— begin DATA SECTION —

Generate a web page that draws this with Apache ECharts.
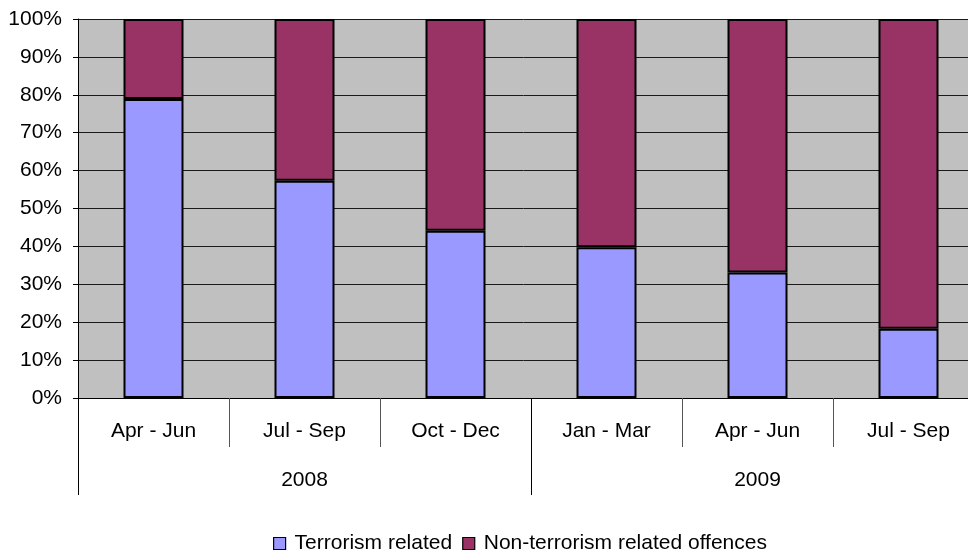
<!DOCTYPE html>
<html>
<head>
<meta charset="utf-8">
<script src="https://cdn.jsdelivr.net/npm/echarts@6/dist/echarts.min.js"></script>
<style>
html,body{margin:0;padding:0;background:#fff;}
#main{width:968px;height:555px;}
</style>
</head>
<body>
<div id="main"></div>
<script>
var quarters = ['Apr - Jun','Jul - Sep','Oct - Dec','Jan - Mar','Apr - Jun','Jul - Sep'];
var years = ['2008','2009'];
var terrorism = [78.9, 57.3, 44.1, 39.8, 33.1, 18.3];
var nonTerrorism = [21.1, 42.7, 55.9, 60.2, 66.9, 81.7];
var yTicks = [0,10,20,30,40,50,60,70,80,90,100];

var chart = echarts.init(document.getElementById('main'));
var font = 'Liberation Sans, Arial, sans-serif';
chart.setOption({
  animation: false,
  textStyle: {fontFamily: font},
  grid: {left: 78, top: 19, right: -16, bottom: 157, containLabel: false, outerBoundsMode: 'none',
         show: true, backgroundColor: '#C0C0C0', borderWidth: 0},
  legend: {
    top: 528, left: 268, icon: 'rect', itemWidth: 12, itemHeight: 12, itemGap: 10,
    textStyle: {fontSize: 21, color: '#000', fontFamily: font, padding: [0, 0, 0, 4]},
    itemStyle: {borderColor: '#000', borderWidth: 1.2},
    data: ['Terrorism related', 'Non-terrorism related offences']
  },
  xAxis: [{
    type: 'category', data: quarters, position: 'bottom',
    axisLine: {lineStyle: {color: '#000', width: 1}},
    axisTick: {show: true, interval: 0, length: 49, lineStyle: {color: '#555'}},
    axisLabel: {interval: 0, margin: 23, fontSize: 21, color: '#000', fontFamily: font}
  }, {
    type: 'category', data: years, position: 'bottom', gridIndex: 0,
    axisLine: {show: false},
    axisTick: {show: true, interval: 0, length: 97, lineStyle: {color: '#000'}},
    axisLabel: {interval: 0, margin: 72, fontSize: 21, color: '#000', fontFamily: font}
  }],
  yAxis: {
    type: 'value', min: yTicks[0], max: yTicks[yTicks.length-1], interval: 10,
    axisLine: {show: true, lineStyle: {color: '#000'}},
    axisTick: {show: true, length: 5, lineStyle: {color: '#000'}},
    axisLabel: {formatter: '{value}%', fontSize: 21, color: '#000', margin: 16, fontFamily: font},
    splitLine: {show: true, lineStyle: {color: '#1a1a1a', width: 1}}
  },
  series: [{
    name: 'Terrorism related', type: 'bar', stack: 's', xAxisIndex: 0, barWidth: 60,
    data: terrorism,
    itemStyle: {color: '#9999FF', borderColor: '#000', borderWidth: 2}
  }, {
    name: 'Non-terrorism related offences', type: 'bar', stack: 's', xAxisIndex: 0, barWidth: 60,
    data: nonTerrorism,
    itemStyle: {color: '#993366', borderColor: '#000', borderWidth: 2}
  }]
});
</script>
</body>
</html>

— end DATA SECTION —

■ **TASK**
Leave out all pictures, then copy the remaining material exactly.

■ **EXERCISE RESPONSE**
Generate a web page that draws this with Apache ECharts.
<!DOCTYPE html>
<html>
<head>
<meta charset="utf-8">
<script src="https://cdn.jsdelivr.net/npm/echarts@6/dist/echarts.min.js"></script>
<style>
html,body{margin:0;padding:0;background:#fff;}
#main{width:968px;height:555px;}
</style>
</head>
<body>
<div id="main"></div>
<script>
var quarters = ['Apr - Jun','Jul - Sep','Oct - Dec','Jan - Mar','Apr - Jun','Jul - Sep'];
var years = ['2008','2009'];
var terrorism = [78.9, 57.3, 44.1, 39.8, 33.1, 18.3];
var nonTerrorism = [21.1, 42.7, 55.9, 60.2, 66.9, 81.7];
var yTicks = [0,10,20,30,40,50,60,70,80,90,100];

var chart = echarts.init(document.getElementById('main'));
var font = 'Liberation Sans, Arial, sans-serif';
chart.setOption({
  animation: false,
  textStyle: {fontFamily: font},
  grid: {left: 78, top: 19, right: -16, bottom: 157, containLabel: false, outerBoundsMode: 'none',
         show: true, backgroundColor: '#C0C0C0', borderWidth: 0},
  legend: {
    top: 528, left: 268, icon: 'rect', itemWidth: 12, itemHeight: 12, itemGap: 10,
    textStyle: {fontSize: 21, color: '#000', fontFamily: font, padding: [0, 0, 0, 4]},
    itemStyle: {borderColor: '#000', borderWidth: 1.2},
    data: ['Terrorism related', 'Non-terrorism related offences']
  },
  xAxis: [{
    type: 'category', data: quarters, position: 'bottom',
    axisLine: {lineStyle: {color: '#000', width: 1}},
    axisTick: {show: true, interval: 0, length: 49, lineStyle: {color: '#555'}},
    axisLabel: {interval: 0, margin: 23, fontSize: 21, color: '#000', fontFamily: font}
  }, {
    type: 'category', data: years, position: 'bottom', gridIndex: 0,
    axisLine: {show: false},
    axisTick: {show: true, interval: 0, length: 97, lineStyle: {color: '#000'}},
    axisLabel: {interval: 0, margin: 72, fontSize: 21, color: '#000', fontFamily: font}
  }],
  yAxis: {
    type: 'value', min: yTicks[0], max: yTicks[yTicks.length-1], interval: 10,
    axisLine: {show: true, lineStyle: {color: '#000'}},
    axisTick: {show: true, length: 5, lineStyle: {color: '#000'}},
    axisLabel: {formatter: '{value}%', fontSize: 21, color: '#000', margin: 16, fontFamily: font},
    splitLine: {show: true, lineStyle: {color: '#1a1a1a', width: 1}}
  },
  series: [{
    name: 'Terrorism related', type: 'bar', stack: 's', xAxisIndex: 0, barWidth: 60,
    data: terrorism,
    itemStyle: {color: '#9999FF', borderColor: '#000', borderWidth: 2}
  }, {
    name: 'Non-terrorism related offences', type: 'bar', stack: 's', xAxisIndex: 0, barWidth: 60,
    data: nonTerrorism,
    itemStyle: {color: '#993366', borderColor: '#000', borderWidth: 2}
  }]
});
</script>
</body>
</html>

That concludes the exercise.